To protect the Social Security trust funds from a loss of payroll tax revenues in 2011, the law appropriates to the Social Security trust funds amounts equal to the reduction in payroll tax revenues to the Treasury. In August 2011, the Congressional Budget Office estimated that these general revenue transfers to the Social Security trust funds would total $111 billion.
The temporary reduction in the Social Security payroll tax for employees and the self-employed in 2011 has drawn mixed reactions from policymakers. Some observers have expressed concern about the potential impact of the current payroll tax reduction on Social Security’s long-term finances, despite the general revenue transfers to protect the trust funds from a loss of payroll tax revenues. These observers point out that, although the payroll tax reduction is temporary, the possibility remains that Congress could extend the payroll tax reduction beyond 2011 or make the payroll tax reduction permanent in response to political or other pressures.

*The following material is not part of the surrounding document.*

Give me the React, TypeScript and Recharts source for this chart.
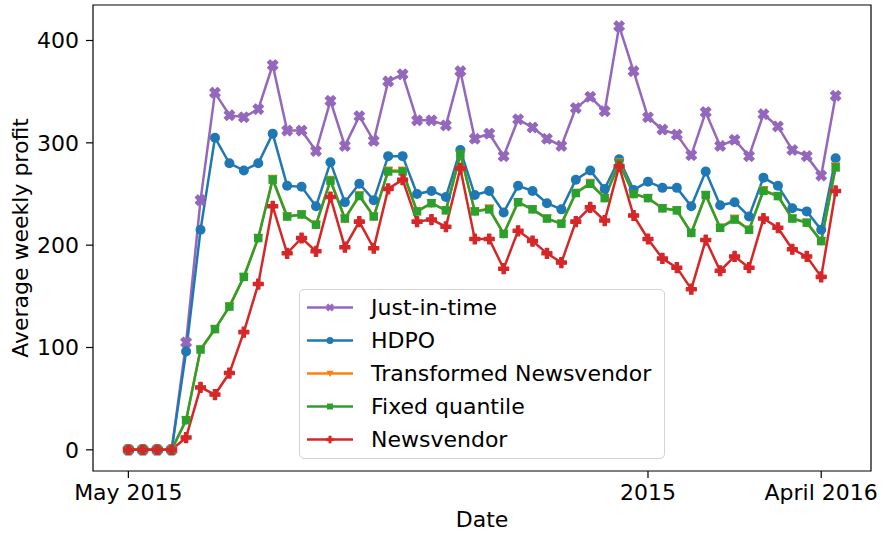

In addition, they maintain that the general revenue transfers to the Social Security trust funds introduce an element of general revenue financing to the Social Security program, signaling a departure from the selffinancing mechanism that has been in place since the program’s enactment in the 1930s that could jeopardize the future of the program.
Others support the current payroll tax reduction on the basis that it will stimulate economic recovery and create jobs at a time when the United States continues to experience high rates of unemployment. They maintain that the immediate increase in take-home pay will spur additional consumer spending, increasing the demand for products and services, which in turn will increase production and employment. Supporters point to the payroll tax exemption for employers in 2010 for hiring certain unemployed workers as a precedent. They also point out that temporarily reducing Social Security payroll taxes is a policy option that has been advanced in various forms by recent deficit reduction commissions, among others, as an effective way to stimulate economic growth and job creation consistent with long-term fiscal discipline.
In September 2011, President Obama proposed an extension and expansion of the temporary payroll tax reduction for 2012 as part of a broader plan known as the American Jobs Act of 2011. President Obama’s American Jobs Act of 2011 was introduced, by request, in the Senate on September 13, 2011 (S. 1549) and in the House on September 21, 2011 (H.R. 12). A revised version of the measure was introduced by Senator Harry Reid on October 5, 2011 (S. 1660).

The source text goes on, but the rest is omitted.